Class Warfare Poses the Real Threat to Civil Discourse
To agree and not agree. That is the issue before us today, with the subject being Pilot Editor Steve Bouser’s Wednesday column, “Shoptalk: Scary Words From a Reader.”
In it, Mr. Bouser laments that some of our parents apparently haven’t taught us how to be civil in discourse, and it has gotten to the point where some Pilot readers are unwilling to see their letters in print for fear of unidentified retaliation by other readers.
When Mr. Bouser wished to print a certain reader’s letter, he was emailed this response: “Please do not publish my letter. I ask this out of deference to my wife, who finds the political environment very upsetting and threatening. In recent weeks, I have received two harsh messages that very much upset her, and she worries about a physical backlash.”

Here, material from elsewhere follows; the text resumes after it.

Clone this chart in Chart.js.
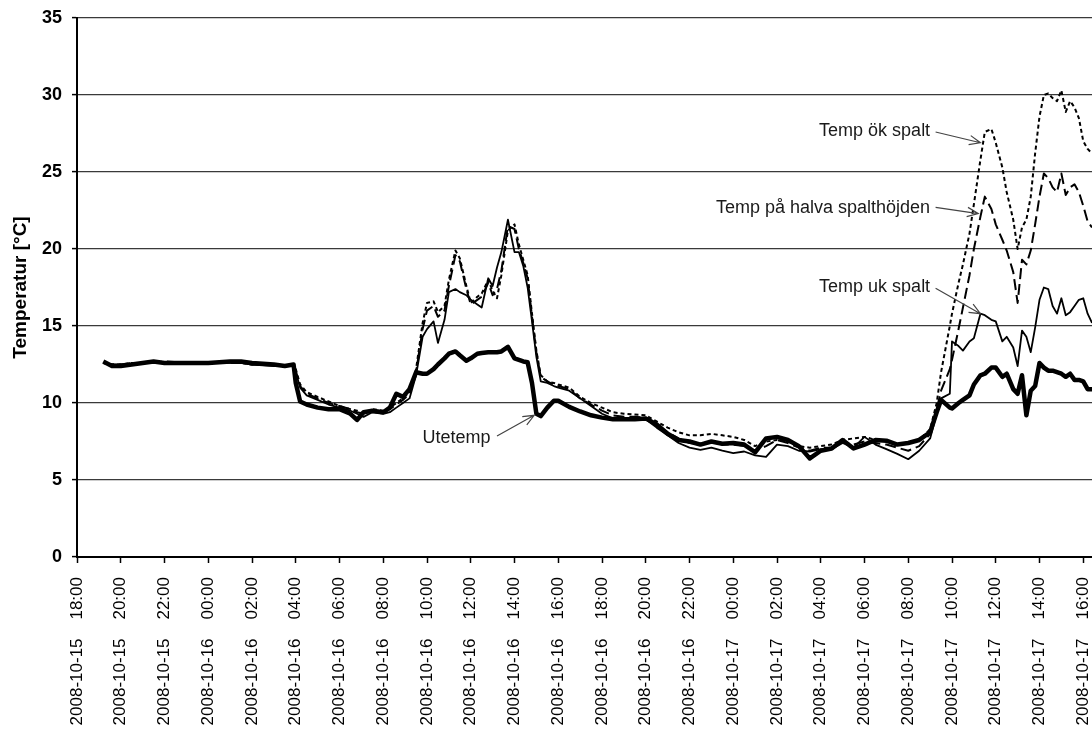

If true, this part of the column is where we all can agree. Threats of violence against others’ opinions is wrong. It is the rest of the column, an implication that Republicans (let’s add conservatives) are responsible for these threats, that is problematic.
Our threatened reader, in an email to Mr. Bouser, says about another reader’s published letter in The Pilot, “Where do these people get their information and ideas? I am reminded of an op-ed piece in The New York Times by Thomas Friedman, who wrote, ‘I think America’s broad center understands very clearly that the country is in trouble and the Republican Party has gone nuts.’”
If anyone thinks Friedman is part of “America’s broad center,” then Rush Limbaugh must be a centrist too. Not credible. And if Republicans are so nuts, then you have to ask why current polling data, which includes centrist opinion, has the two GOP front-runners either tied or beating Obama in 2012.
No, here we go again. Like the days closely following the Arizona shooting, when the cause was blamed on Republicans’ angry warfare-type political rhetoric, the left now has Republicans responsible for increasing threats of violence toward progressive liberals.
I’ve been a follower of The Pilot’s website and contributing commenter to the point that my wife has threatened me with divorce. And I can say with confidence that the level of rudeness, even threatening rudeness, is a well-traveled two-way street. Should anyone care to check the veracity of this, they need only surf through The Pilot’s archived website discussions, paying special attention to our liberal Democrats’ abuse of the tea party.
For conservatives’ part in this distasteful dialogue, many are angry right now. There’s no doubt about that. President Obama, after three years of ineffectual and huge government, has essentially left America in financial ruins.
He promised the moon in Keynesian stimulus spending and has nothing to show for it but a lackluster economy, high unemployment, and a ludicrous health care monstrosity hanging over our heads that the Congressional Budget Office has said will cost us another $2 trillion.
But when conservatives protest, or voice disagreement with Obama and the progressive left, they are called racists, Nazis, haters, wingnuts, gun-toting Christian radicals, right-wing fanatics, tea-baggers, fringe conspiracy theorists, closed-minded. What exactly does the left expect would result from this type of taunting rhetoric?
Here’s the really scary part, though. This unfortunate situation is going to get worse before it gets better. The Obama administration, closely allied and supportive of the OWS movement, is playing a very dangerous game of class warfare.
You cannot redefine a nation of people in a country like ours, where freedom means the opportunity through hard work to achieve unlimited wealth, into something where that wealth is now seen as oppressive and unfair to those, who for whatever reason, don’t become wealthy.
History is clear about this. When segments of free and capitalist societies ally with the state to identify the successful as “bad,” and the not successful as “good,” and the property of the successful must then be confiscated, either by punitive taxation or the state assuming corporate control, and that wealth is then redistributed to the unsuccessful, there is going to be trouble.
In the volatile political environment this scene sets, civil discourse is going to become elusive. From all sides, we hope that cooler heads prevail.